An array of technologies and applications used by truck drivers at the state level to locate and reserve parking spaces highlights the need for a standardized truck-parking information framework across the country, according to a new study.

A research report released on Monday by American Transportation Research Institute (ATRI) emphasized that the way to get such a standard in place is to begin working with the National Association of Truck Stop Operators (NATSO), truck driver groups, state and federal agencies, and technology companies.

“A coalition of stakeholders could be convened to first validate and conceptualize a national truck parking information system architecture, or an expanded version of the U.S. DOT National Truck Parking Coalition could be tasked with setting up the framework,” according to the study. “This initial development step is critical to creating the foundation for an efficient and accurate truck parking information program, providing great value to millions of truck drivers throughout the country.”

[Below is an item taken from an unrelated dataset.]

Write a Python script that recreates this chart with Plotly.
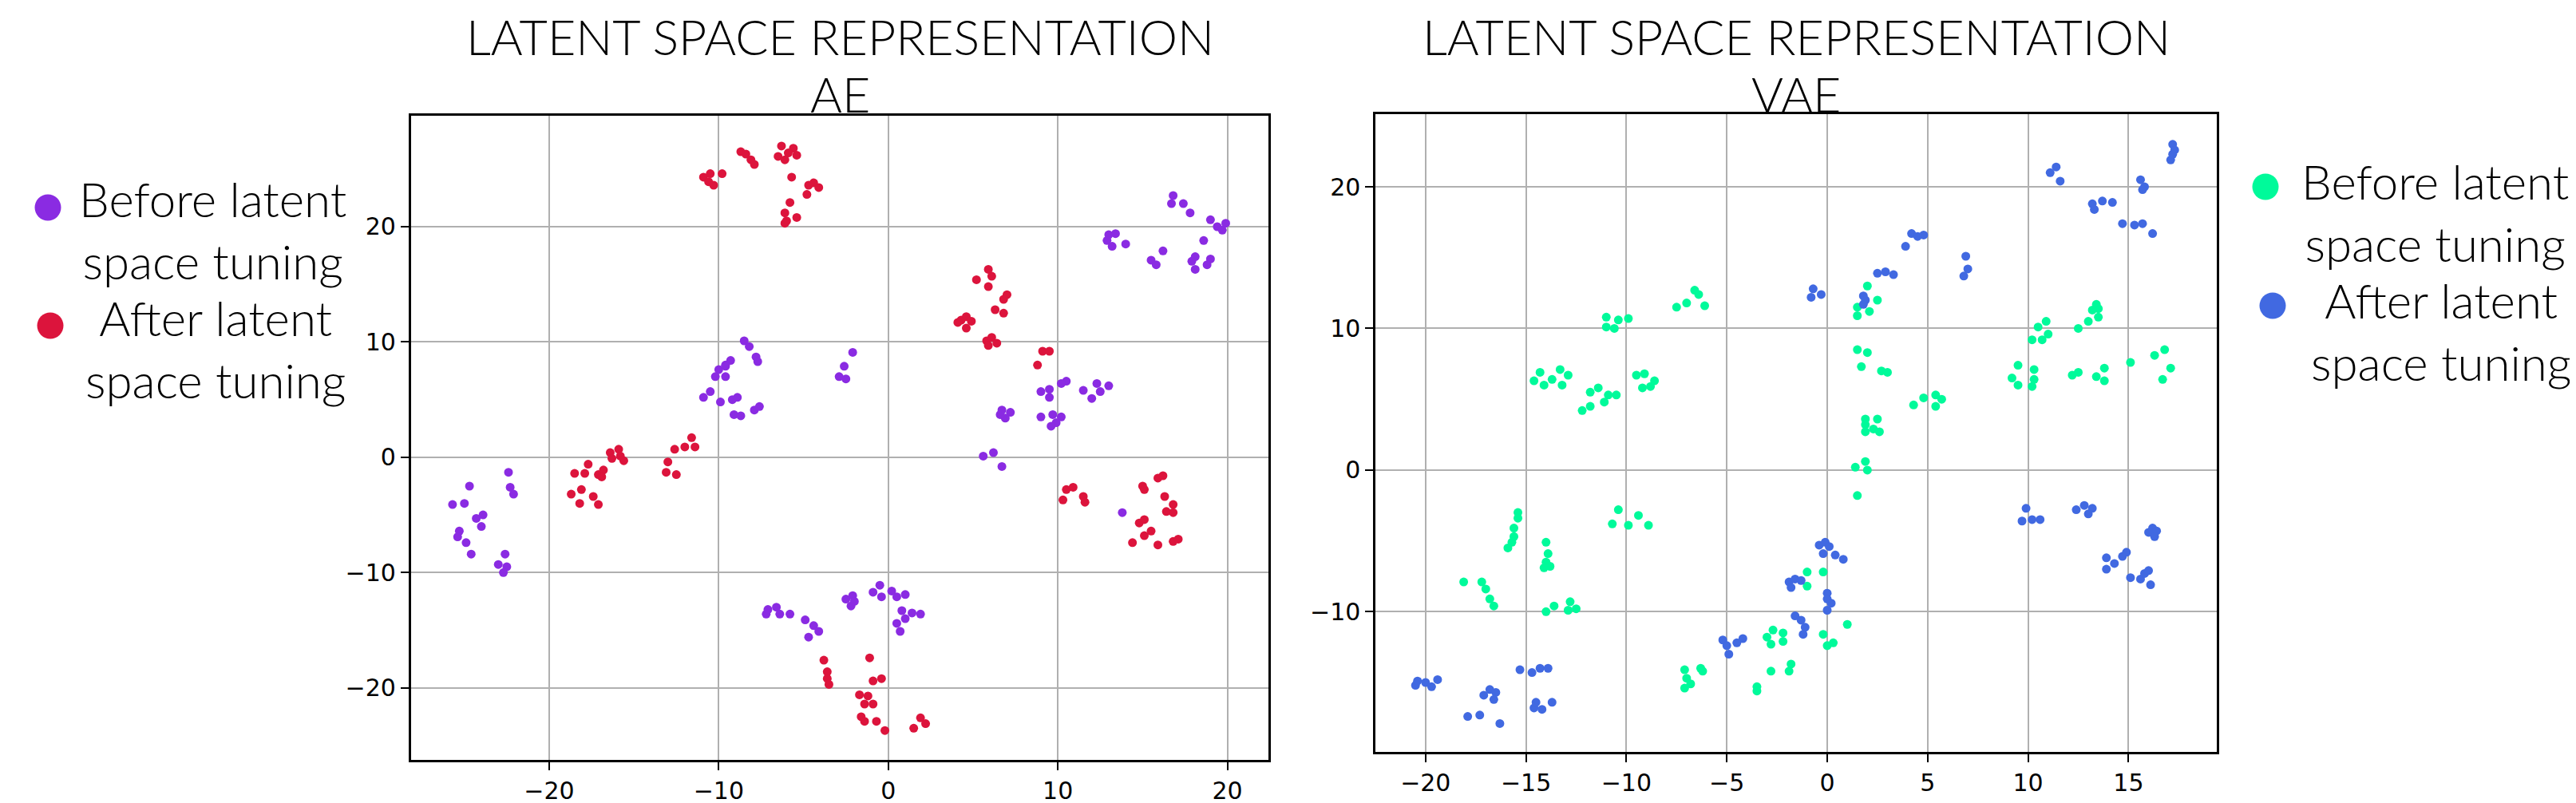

Asked to comment on whether NATSO was open to partnering on the issue, NATSO spokesperson Tiffany Wlazlowski Neuman told FreightWaves, “We always welcome the opportunity to work with ATRI on research specific to our industry.”

ATRI’s latest truck-parking research, based on a survey of more than 1,100 truck drivers, confirmed that long-haul drivers are the biggest users of systems within each state to locate parking capacity, but that there should not be major differences between the systems as drivers cross state lines. ATRI’s Research Advisory Committee (RAC) believes the lack of a national standard “may be creating confusion and distrust” among different systems, the study noted.

Truck parking apps used by drivers. Source: ATRI

It also found that while smartphone apps that track parking availability are popular, the varying information they provide can lead drivers to install multiple applications. “This alone demonstrates a need for more comprehensive information, and improved standards for collecting and disseminating core truck parking information,” ATRI stated.

A lack of truck-parking capacity has been a top industry concern among drivers since 2015, based on ATRI research, and the problem seems to be growing worse. Because drivers often park earlier to avoid bumping up against federal hours-of-service time limits while looking for a parking spot, the group estimated associated lost wages at over $4,600 annually per driver.

Over the past two years, Congress has been attempting to pass legislation that would set aside grant money to fund truck parking expansion projects.

In addition to NATSO, ATRI said that moving to a standardized national system would require “critical support” from the American Trucking Associations, Owner-Operator Independent Drivers Association, American Association of State Highway & Transportation Officials, the Federal Highway Administration, and the Association of Metropolitan Planning Organizations.